**Short exercise:** Exactly as they appear, output all of the records. Skip any images.

BEGIN Dataset extract

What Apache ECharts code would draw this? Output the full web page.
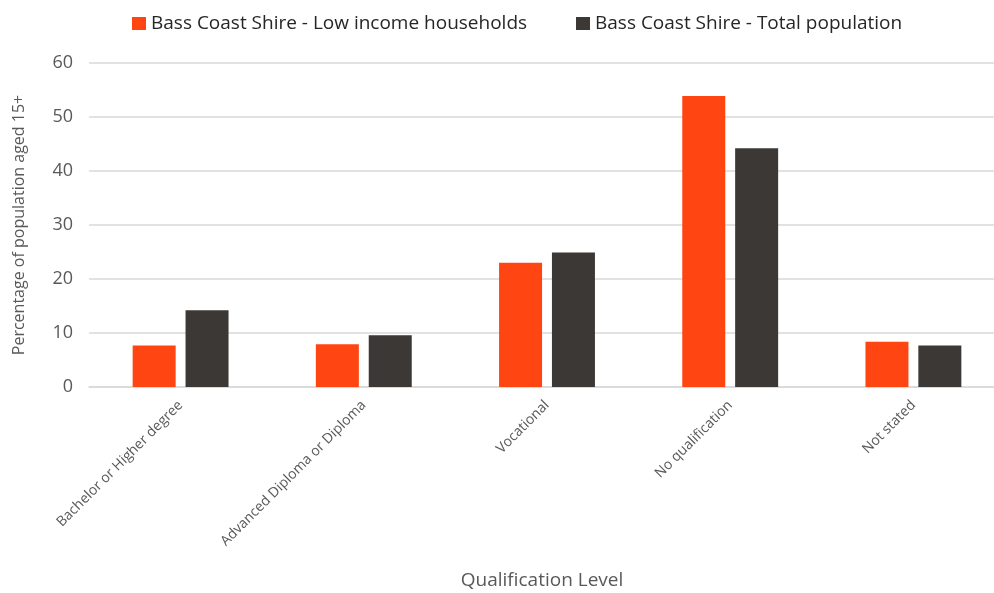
<!DOCTYPE html>
<html>
<head>
<meta charset="utf-8">
<script src="https://cdn.jsdelivr.net/npm/echarts@6/dist/echarts.min.js"></script>
<style>
  html, body { margin: 0; padding: 0; background: #fff; }
  #chart { width: 994px; height: 593px; }
</style>
</head>
<body>
<div id="chart"></div>
<script>
// Qualification levels (x-axis categories)
const categories = [
  'Bachelor or Higher degree',
  'Advanced Diploma or Diploma',
  'Vocational',
  'No qualification',
  'Not stated'
];

// Series names
const seriesNames = [
  'Bass Coast Shire - Low income households',
  'Bass Coast Shire - Total population'
];

// Percentage of population aged 15+
const lowIncomeValues = [7.7, 7.9, 23.0, 53.9, 8.4];
const totalPopValues = [14.2, 9.6, 24.9, 44.2, 7.7];

// Y-axis ticks
const yTicks = [0, 10, 20, 30, 40, 50, 60];

const FONT = '"Open Sans", "Noto Sans", sans-serif';
const TEXT = '#595959';

const chart = echarts.init(document.getElementById('chart'), null, { renderer: 'canvas' });

const legendBase = {
  top: 14,
  padding: 0,
  itemWidth: 14,
  itemHeight: 13,
  icon: 'rect',
  textStyle: { fontFamily: FONT, fontSize: 19, color: '#262626' }
};

chart.setOption({
  animation: false,
  backgroundColor: '#ffffff',
  textStyle: { fontFamily: FONT },
  legend: [
    Object.assign({}, legendBase, { left: 132, data: [seriesNames[0]] }),
    Object.assign({}, legendBase, { left: 576, data: [seriesNames[1]] })
  ],
  grid: {
    left: 89,
    top: 63,
    width: 916,
    height: 324,
    containLabel: false,
    outerBoundsMode: 'none'
  },
  xAxis: {
    type: 'category',
    data: categories,
    name: 'Qualification Level',
    nameLocation: 'middle',
    nameGap: 184,
    nameTextStyle: { fontFamily: FONT, fontSize: 19, color: TEXT, padding: [0, 10, 0, 0] },
    axisLine: { show: true, lineStyle: { color: '#d9d9d9', width: 1.5 } },
    axisTick: { show: false },
    axisLabel: {
      rotate: 45,
      interval: 0,
      margin: 16,
      fontFamily: FONT,
      fontSize: 14,
      color: TEXT
    }
  },
  yAxis: {
    type: 'value',
    min: yTicks[0],
    max: yTicks[yTicks.length - 1],
    interval: yTicks[1] - yTicks[0],
    name: 'Percentage of population aged 15+',
    nameLocation: 'middle',
    nameGap: 62,
    nameRotate: 90,
    nameTextStyle: { fontFamily: FONT, fontSize: 16, color: TEXT },
    axisLine: { show: false },
    axisTick: { show: false },
    axisLabel: { fontFamily: FONT, fontSize: 18, color: TEXT, margin: 16 },
    splitLine: { lineStyle: { color: '#d9d9d9', width: 1.5 } }
  },
  series: [
    {
      name: seriesNames[0],
      type: 'bar',
      data: lowIncomeValues,
      barWidth: 43,
      barGap: '23%',
      itemStyle: { color: '#ff4612' }
    },
    {
      name: seriesNames[1],
      type: 'bar',
      data: totalPopValues,
      barWidth: 43,
      barGap: '23%',
      itemStyle: { color: '#3b3836' }
    }
  ]
});
</script>
</body>
</html>
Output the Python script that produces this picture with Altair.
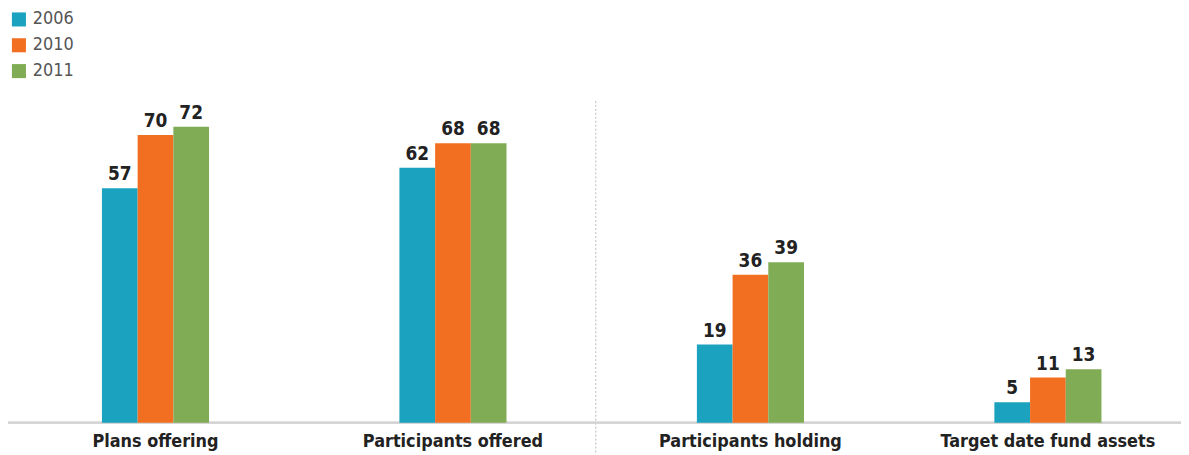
import altair as alt
import pandas as pd

categories = ["Plans offering", "Participants offered", "Participants holding", "Target date fund assets"]
years = ["2006", "2010", "2011"]
values_2006 = [57, 62, 19, 5]
values_2010 = [70, 68, 36, 11]
values_2011 = [72, 68, 39, 13]
colors = ["#1aa2bf", "#f26f22", "#80ac55"]

rows = []
for ci, cat in enumerate(categories):
    for yi, (yr, vals) in enumerate(zip(years, [values_2006, values_2010, values_2011])):
        rows.append({"cat": cat, "ci": ci, "year": yr, "yi": yi, "value": vals[ci]})
df = pd.DataFrame(rows)
cat_df = pd.DataFrame({"cat": categories, "ci": list(range(len(categories)))})

FONT = "DejaVu Sans Condensed, Liberation Sans Narrow, DejaVu Sans, sans-serif"
W = 0.12  # bar width in category units
xscale = alt.Scale(domain=[-0.4958, 3.4474], nice=False, zero=False)
yscale = alt.Scale(domain=[0, 100.5], nice=False)

base = alt.Chart(df).transform_calculate(
    x0=f"datum.ci + (datum.yi - 1) * {W} - {W/2}",
    x1=f"datum.ci + (datum.yi - 1) * {W} + {W/2}",
    xm=f"datum.ci + (datum.yi - 1) * {W}",
)

bars = base.mark_bar().encode(
    x=alt.X("x0:Q", scale=xscale, axis=None),
    x2="x1:Q",
    y=alt.Y("value:Q", scale=yscale, axis=None),
    y2=alt.datum(0),
    color=alt.Color(
        "year:N",
        scale=alt.Scale(domain=years, range=colors),
        legend=alt.Legend(
            title=None, orient="none", legendX=2, legendY=1,
            symbolType="square", symbolSize=200, symbolStrokeWidth=0,
            labelFont=FONT, labelFontSize=18, labelColor="#555555",
            rowPadding=8, labelOffset=5,
        ),
    ),
)

labels = base.mark_text(
    baseline="bottom", dy=-4, font=FONT, fontSize=19, fontWeight="bold", color="#222222"
).encode(
    x=alt.X("xm:Q", scale=xscale, axis=None),
    y=alt.Y("value:Q", scale=yscale, axis=None),
    text="value:Q",
)

axis_line = alt.Chart(cat_df).mark_rule(color="#d4d4d4", strokeWidth=2).encode(
    x=alt.value(-3), x2=alt.value(1181), y=alt.Y(datum=0, scale=yscale, axis=None)
)

divider = alt.Chart(pd.DataFrame({"pos": [1.48]})).mark_rule(
    color="#b8b8b8", strokeDash=[2, 2], strokeWidth=1
).encode(
    x=alt.X("pos:Q", scale=xscale, axis=None), y=alt.value(92), y2=alt.value(447)
)

cat_labels = alt.Chart(cat_df).mark_text(
    baseline="middle", font=FONT, fontSize=18, fontWeight="bold", color="#222222"
).encode(
    x=alt.X("ci:Q", scale=xscale, axis=None),
    y=alt.value(435),
    text="cat:N",
)

chart = alt.layer(divider, axis_line, bars, labels, cat_labels).properties(
    width=1181, height=416,
    autosize=alt.AutoSizeParams(type="none"),
    padding={"left": 0, "top": 0, "right": 0, "bottom": 31},
).configure_view(stroke=None)

chart.save("out.html", embed_options={"renderer": "svg", "actions": False})
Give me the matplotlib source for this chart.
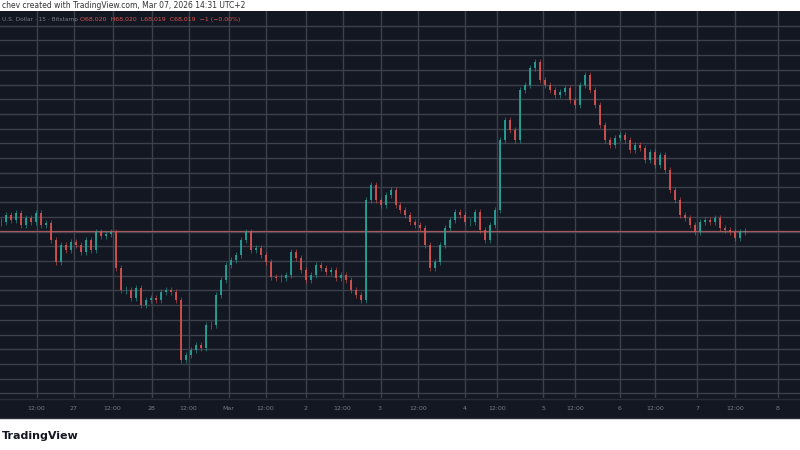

END Dataset extract

**The answer:**
What Apache ECharts code would draw this? Output the full web page.
<!DOCTYPE html>
<html>
<head>
<meta charset="utf-8">
<script src="https://cdn.jsdelivr.net/npm/echarts@6/dist/echarts.min.js"></script>
<style>
  html, body { margin: 0; padding: 0; background: #fff; }
  #chart { width: 994px; height: 593px; }
</style>
</head>
<body>
<div id="chart"></div>
<script>
// Qualification levels (x-axis categories)
const categories = [
  'Bachelor or Higher degree',
  'Advanced Diploma or Diploma',
  'Vocational',
  'No qualification',
  'Not stated'
];

// Series names
const seriesNames = [
  'Bass Coast Shire - Low income households',
  'Bass Coast Shire - Total population'
];

// Percentage of population aged 15+
const lowIncomeValues = [7.7, 7.9, 23.0, 53.9, 8.4];
const totalPopValues = [14.2, 9.6, 24.9, 44.2, 7.7];

// Y-axis ticks
const yTicks = [0, 10, 20, 30, 40, 50, 60];

const FONT = '"Open Sans", "Noto Sans", sans-serif';
const TEXT = '#595959';

const chart = echarts.init(document.getElementById('chart'), null, { renderer: 'canvas' });

const legendBase = {
  top: 14,
  padding: 0,
  itemWidth: 14,
  itemHeight: 13,
  icon: 'rect',
  textStyle: { fontFamily: FONT, fontSize: 19, color: '#262626' }
};

chart.setOption({
  animation: false,
  backgroundColor: '#ffffff',
  textStyle: { fontFamily: FONT },
  legend: [
    Object.assign({}, legendBase, { left: 132, data: [seriesNames[0]] }),
    Object.assign({}, legendBase, { left: 576, data: [seriesNames[1]] })
  ],
  grid: {
    left: 89,
    top: 63,
    width: 916,
    height: 324,
    containLabel: false,
    outerBoundsMode: 'none'
  },
  xAxis: {
    type: 'category',
    data: categories,
    name: 'Qualification Level',
    nameLocation: 'middle',
    nameGap: 184,
    nameTextStyle: { fontFamily: FONT, fontSize: 19, color: TEXT, padding: [0, 10, 0, 0] },
    axisLine: { show: true, lineStyle: { color: '#d9d9d9', width: 1.5 } },
    axisTick: { show: false },
    axisLabel: {
      rotate: 45,
      interval: 0,
      margin: 16,
      fontFamily: FONT,
      fontSize: 14,
      color: TEXT
    }
  },
  yAxis: {
    type: 'value',
    min: yTicks[0],
    max: yTicks[yTicks.length - 1],
    interval: yTicks[1] - yTicks[0],
    name: 'Percentage of population aged 15+',
    nameLocation: 'middle',
    nameGap: 62,
    nameRotate: 90,
    nameTextStyle: { fontFamily: FONT, fontSize: 16, color: TEXT },
    axisLine: { show: false },
    axisTick: { show: false },
    axisLabel: { fontFamily: FONT, fontSize: 18, color: TEXT, margin: 16 },
    splitLine: { lineStyle: { color: '#d9d9d9', width: 1.5 } }
  },
  series: [
    {
      name: seriesNames[0],
      type: 'bar',
      data: lowIncomeValues,
      barWidth: 43,
      barGap: '23%',
      itemStyle: { color: '#ff4612' }
    },
    {
      name: seriesNames[1],
      type: 'bar',
      data: totalPopValues,
      barWidth: 43,
      barGap: '23%',
      itemStyle: { color: '#3b3836' }
    }
  ]
});
</script>
</body>
</html>
Output the Python script that produces this picture with Altair.
import altair as alt
import pandas as pd

categories = ["Plans offering", "Participants offered", "Participants holding", "Target date fund assets"]
years = ["2006", "2010", "2011"]
values_2006 = [57, 62, 19, 5]
values_2010 = [70, 68, 36, 11]
values_2011 = [72, 68, 39, 13]
colors = ["#1aa2bf", "#f26f22", "#80ac55"]

rows = []
for ci, cat in enumerate(categories):
    for yi, (yr, vals) in enumerate(zip(years, [values_2006, values_2010, values_2011])):
        rows.append({"cat": cat, "ci": ci, "year": yr, "yi": yi, "value": vals[ci]})
df = pd.DataFrame(rows)
cat_df = pd.DataFrame({"cat": categories, "ci": list(range(len(categories)))})

FONT = "DejaVu Sans Condensed, Liberation Sans Narrow, DejaVu Sans, sans-serif"
W = 0.12  # bar width in category units
xscale = alt.Scale(domain=[-0.4958, 3.4474], nice=False, zero=False)
yscale = alt.Scale(domain=[0, 100.5], nice=False)

base = alt.Chart(df).transform_calculate(
    x0=f"datum.ci + (datum.yi - 1) * {W} - {W/2}",
    x1=f"datum.ci + (datum.yi - 1) * {W} + {W/2}",
    xm=f"datum.ci + (datum.yi - 1) * {W}",
)

bars = base.mark_bar().encode(
    x=alt.X("x0:Q", scale=xscale, axis=None),
    x2="x1:Q",
    y=alt.Y("value:Q", scale=yscale, axis=None),
    y2=alt.datum(0),
    color=alt.Color(
        "year:N",
        scale=alt.Scale(domain=years, range=colors),
        legend=alt.Legend(
            title=None, orient="none", legendX=2, legendY=1,
            symbolType="square", symbolSize=200, symbolStrokeWidth=0,
            labelFont=FONT, labelFontSize=18, labelColor="#555555",
            rowPadding=8, labelOffset=5,
        ),
    ),
)

labels = base.mark_text(
    baseline="bottom", dy=-4, font=FONT, fontSize=19, fontWeight="bold", color="#222222"
).encode(
    x=alt.X("xm:Q", scale=xscale, axis=None),
    y=alt.Y("value:Q", scale=yscale, axis=None),
    text="value:Q",
)

axis_line = alt.Chart(cat_df).mark_rule(color="#d4d4d4", strokeWidth=2).encode(
    x=alt.value(-3), x2=alt.value(1181), y=alt.Y(datum=0, scale=yscale, axis=None)
)

divider = alt.Chart(pd.DataFrame({"pos": [1.48]})).mark_rule(
    color="#b8b8b8", strokeDash=[2, 2], strokeWidth=1
).encode(
    x=alt.X("pos:Q", scale=xscale, axis=None), y=alt.value(92), y2=alt.value(447)
)

cat_labels = alt.Chart(cat_df).mark_text(
    baseline="middle", font=FONT, fontSize=18, fontWeight="bold", color="#222222"
).encode(
    x=alt.X("ci:Q", scale=xscale, axis=None),
    y=alt.value(435),
    text="cat:N",
)

chart = alt.layer(divider, axis_line, bars, labels, cat_labels).properties(
    width=1181, height=416,
    autosize=alt.AutoSizeParams(type="none"),
    padding={"left": 0, "top": 0, "right": 0, "bottom": 31},
).configure_view(stroke=None)

chart.save("out.html", embed_options={"renderer": "svg", "actions": False})
Give me the matplotlib source for this chart.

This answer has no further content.